>> Start

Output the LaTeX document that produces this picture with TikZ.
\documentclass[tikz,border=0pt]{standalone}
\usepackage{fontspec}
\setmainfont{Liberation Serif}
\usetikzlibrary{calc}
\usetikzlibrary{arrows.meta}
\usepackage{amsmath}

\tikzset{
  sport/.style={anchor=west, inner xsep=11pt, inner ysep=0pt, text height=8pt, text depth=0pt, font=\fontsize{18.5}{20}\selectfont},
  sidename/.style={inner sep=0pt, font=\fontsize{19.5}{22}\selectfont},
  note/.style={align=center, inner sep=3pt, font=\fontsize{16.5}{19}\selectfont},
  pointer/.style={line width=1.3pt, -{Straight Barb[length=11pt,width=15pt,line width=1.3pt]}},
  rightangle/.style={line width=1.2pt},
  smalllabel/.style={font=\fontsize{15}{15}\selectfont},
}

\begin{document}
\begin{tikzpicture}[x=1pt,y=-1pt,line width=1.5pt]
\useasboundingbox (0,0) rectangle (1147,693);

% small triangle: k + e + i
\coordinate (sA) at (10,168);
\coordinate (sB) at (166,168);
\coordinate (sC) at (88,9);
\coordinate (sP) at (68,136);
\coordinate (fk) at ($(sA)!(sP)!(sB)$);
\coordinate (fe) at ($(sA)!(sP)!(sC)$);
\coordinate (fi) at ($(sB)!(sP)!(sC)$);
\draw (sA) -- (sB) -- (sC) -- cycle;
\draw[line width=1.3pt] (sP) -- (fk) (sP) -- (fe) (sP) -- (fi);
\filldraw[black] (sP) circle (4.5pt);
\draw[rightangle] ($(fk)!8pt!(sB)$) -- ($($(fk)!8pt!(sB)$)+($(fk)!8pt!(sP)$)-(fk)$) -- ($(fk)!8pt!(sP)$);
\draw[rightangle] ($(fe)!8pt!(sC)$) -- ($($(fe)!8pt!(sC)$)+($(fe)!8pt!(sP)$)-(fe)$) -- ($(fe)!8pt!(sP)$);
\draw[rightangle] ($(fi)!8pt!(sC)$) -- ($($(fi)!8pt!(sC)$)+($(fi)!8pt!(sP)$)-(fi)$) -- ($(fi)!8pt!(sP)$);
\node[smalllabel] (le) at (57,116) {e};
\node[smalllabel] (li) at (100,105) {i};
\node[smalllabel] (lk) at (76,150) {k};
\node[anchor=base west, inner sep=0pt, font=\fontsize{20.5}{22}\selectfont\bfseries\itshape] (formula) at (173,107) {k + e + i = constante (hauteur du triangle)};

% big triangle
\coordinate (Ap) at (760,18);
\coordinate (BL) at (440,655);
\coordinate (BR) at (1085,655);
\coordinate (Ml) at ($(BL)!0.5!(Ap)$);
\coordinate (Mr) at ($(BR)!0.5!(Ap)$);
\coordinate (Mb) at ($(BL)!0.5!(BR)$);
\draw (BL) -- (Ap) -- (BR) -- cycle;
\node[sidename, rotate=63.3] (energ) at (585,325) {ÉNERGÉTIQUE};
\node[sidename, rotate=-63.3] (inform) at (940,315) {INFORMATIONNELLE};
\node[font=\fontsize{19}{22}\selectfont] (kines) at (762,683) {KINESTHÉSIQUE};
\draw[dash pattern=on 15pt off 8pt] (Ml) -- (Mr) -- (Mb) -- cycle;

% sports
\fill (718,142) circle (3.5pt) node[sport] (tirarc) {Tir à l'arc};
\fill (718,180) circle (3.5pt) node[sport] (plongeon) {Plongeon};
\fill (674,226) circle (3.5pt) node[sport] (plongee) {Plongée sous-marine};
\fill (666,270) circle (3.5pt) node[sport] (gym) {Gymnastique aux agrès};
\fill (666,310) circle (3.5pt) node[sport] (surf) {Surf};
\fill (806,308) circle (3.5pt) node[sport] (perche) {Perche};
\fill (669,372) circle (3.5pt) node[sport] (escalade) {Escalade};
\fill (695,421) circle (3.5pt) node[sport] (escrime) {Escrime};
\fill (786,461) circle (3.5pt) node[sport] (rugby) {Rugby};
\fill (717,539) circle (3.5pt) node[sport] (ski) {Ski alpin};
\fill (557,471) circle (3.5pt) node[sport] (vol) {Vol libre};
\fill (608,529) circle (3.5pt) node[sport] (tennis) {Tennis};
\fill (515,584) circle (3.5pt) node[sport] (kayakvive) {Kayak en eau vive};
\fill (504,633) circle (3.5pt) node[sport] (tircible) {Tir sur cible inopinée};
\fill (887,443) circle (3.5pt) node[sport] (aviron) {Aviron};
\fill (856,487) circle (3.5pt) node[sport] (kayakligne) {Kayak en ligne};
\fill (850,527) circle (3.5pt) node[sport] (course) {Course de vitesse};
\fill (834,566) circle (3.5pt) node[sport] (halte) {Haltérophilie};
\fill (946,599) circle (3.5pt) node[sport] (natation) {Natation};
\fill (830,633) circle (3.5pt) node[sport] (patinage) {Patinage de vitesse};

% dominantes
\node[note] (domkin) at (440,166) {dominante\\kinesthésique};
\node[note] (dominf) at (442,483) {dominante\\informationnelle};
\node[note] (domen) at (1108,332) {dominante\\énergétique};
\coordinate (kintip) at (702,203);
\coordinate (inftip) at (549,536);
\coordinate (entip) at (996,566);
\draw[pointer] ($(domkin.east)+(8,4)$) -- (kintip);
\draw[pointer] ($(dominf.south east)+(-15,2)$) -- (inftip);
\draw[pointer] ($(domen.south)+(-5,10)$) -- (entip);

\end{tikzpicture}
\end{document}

>> End

- Exercise task -
Copy the data above exactly. Every line must be included.

- Complete output -
Output the LaTeX document that produces this picture with TikZ.
\documentclass[tikz,border=0pt]{standalone}
\usepackage{fontspec}
\setmainfont{Liberation Serif}
\usetikzlibrary{calc}
\usetikzlibrary{arrows.meta}
\usepackage{amsmath}

\tikzset{
  sport/.style={anchor=west, inner xsep=11pt, inner ysep=0pt, text height=8pt, text depth=0pt, font=\fontsize{18.5}{20}\selectfont},
  sidename/.style={inner sep=0pt, font=\fontsize{19.5}{22}\selectfont},
  note/.style={align=center, inner sep=3pt, font=\fontsize{16.5}{19}\selectfont},
  pointer/.style={line width=1.3pt, -{Straight Barb[length=11pt,width=15pt,line width=1.3pt]}},
  rightangle/.style={line width=1.2pt},
  smalllabel/.style={font=\fontsize{15}{15}\selectfont},
}

\begin{document}
\begin{tikzpicture}[x=1pt,y=-1pt,line width=1.5pt]
\useasboundingbox (0,0) rectangle (1147,693);

% small triangle: k + e + i
\coordinate (sA) at (10,168);
\coordinate (sB) at (166,168);
\coordinate (sC) at (88,9);
\coordinate (sP) at (68,136);
\coordinate (fk) at ($(sA)!(sP)!(sB)$);
\coordinate (fe) at ($(sA)!(sP)!(sC)$);
\coordinate (fi) at ($(sB)!(sP)!(sC)$);
\draw (sA) -- (sB) -- (sC) -- cycle;
\draw[line width=1.3pt] (sP) -- (fk) (sP) -- (fe) (sP) -- (fi);
\filldraw[black] (sP) circle (4.5pt);
\draw[rightangle] ($(fk)!8pt!(sB)$) -- ($($(fk)!8pt!(sB)$)+($(fk)!8pt!(sP)$)-(fk)$) -- ($(fk)!8pt!(sP)$);
\draw[rightangle] ($(fe)!8pt!(sC)$) -- ($($(fe)!8pt!(sC)$)+($(fe)!8pt!(sP)$)-(fe)$) -- ($(fe)!8pt!(sP)$);
\draw[rightangle] ($(fi)!8pt!(sC)$) -- ($($(fi)!8pt!(sC)$)+($(fi)!8pt!(sP)$)-(fi)$) -- ($(fi)!8pt!(sP)$);
\node[smalllabel] (le) at (57,116) {e};
\node[smalllabel] (li) at (100,105) {i};
\node[smalllabel] (lk) at (76,150) {k};
\node[anchor=base west, inner sep=0pt, font=\fontsize{20.5}{22}\selectfont\bfseries\itshape] (formula) at (173,107) {k + e + i = constante (hauteur du triangle)};

% big triangle
\coordinate (Ap) at (760,18);
\coordinate (BL) at (440,655);
\coordinate (BR) at (1085,655);
\coordinate (Ml) at ($(BL)!0.5!(Ap)$);
\coordinate (Mr) at ($(BR)!0.5!(Ap)$);
\coordinate (Mb) at ($(BL)!0.5!(BR)$);
\draw (BL) -- (Ap) -- (BR) -- cycle;
\node[sidename, rotate=63.3] (energ) at (585,325) {ÉNERGÉTIQUE};
\node[sidename, rotate=-63.3] (inform) at (940,315) {INFORMATIONNELLE};
\node[font=\fontsize{19}{22}\selectfont] (kines) at (762,683) {KINESTHÉSIQUE};
\draw[dash pattern=on 15pt off 8pt] (Ml) -- (Mr) -- (Mb) -- cycle;

% sports
\fill (718,142) circle (3.5pt) node[sport] (tirarc) {Tir à l'arc};
\fill (718,180) circle (3.5pt) node[sport] (plongeon) {Plongeon};
\fill (674,226) circle (3.5pt) node[sport] (plongee) {Plongée sous-marine};
\fill (666,270) circle (3.5pt) node[sport] (gym) {Gymnastique aux agrès};
\fill (666,310) circle (3.5pt) node[sport] (surf) {Surf};
\fill (806,308) circle (3.5pt) node[sport] (perche) {Perche};
\fill (669,372) circle (3.5pt) node[sport] (escalade) {Escalade};
\fill (695,421) circle (3.5pt) node[sport] (escrime) {Escrime};
\fill (786,461) circle (3.5pt) node[sport] (rugby) {Rugby};
\fill (717,539) circle (3.5pt) node[sport] (ski) {Ski alpin};
\fill (557,471) circle (3.5pt) node[sport] (vol) {Vol libre};
\fill (608,529) circle (3.5pt) node[sport] (tennis) {Tennis};
\fill (515,584) circle (3.5pt) node[sport] (kayakvive) {Kayak en eau vive};
\fill (504,633) circle (3.5pt) node[sport] (tircible) {Tir sur cible inopinée};
\fill (887,443) circle (3.5pt) node[sport] (aviron) {Aviron};
\fill (856,487) circle (3.5pt) node[sport] (kayakligne) {Kayak en ligne};
\fill (850,527) circle (3.5pt) node[sport] (course) {Course de vitesse};
\fill (834,566) circle (3.5pt) node[sport] (halte) {Haltérophilie};
\fill (946,599) circle (3.5pt) node[sport] (natation) {Natation};
\fill (830,633) circle (3.5pt) node[sport] (patinage) {Patinage de vitesse};

% dominantes
\node[note] (domkin) at (440,166) {dominante\\kinesthésique};
\node[note] (dominf) at (442,483) {dominante\\informationnelle};
\node[note] (domen) at (1108,332) {dominante\\énergétique};
\coordinate (kintip) at (702,203);
\coordinate (inftip) at (549,536);
\coordinate (entip) at (996,566);
\draw[pointer] ($(domkin.east)+(8,4)$) -- (kintip);
\draw[pointer] ($(dominf.south east)+(-15,2)$) -- (inftip);
\draw[pointer] ($(domen.south)+(-5,10)$) -- (entip);

\end{tikzpicture}
\end{document}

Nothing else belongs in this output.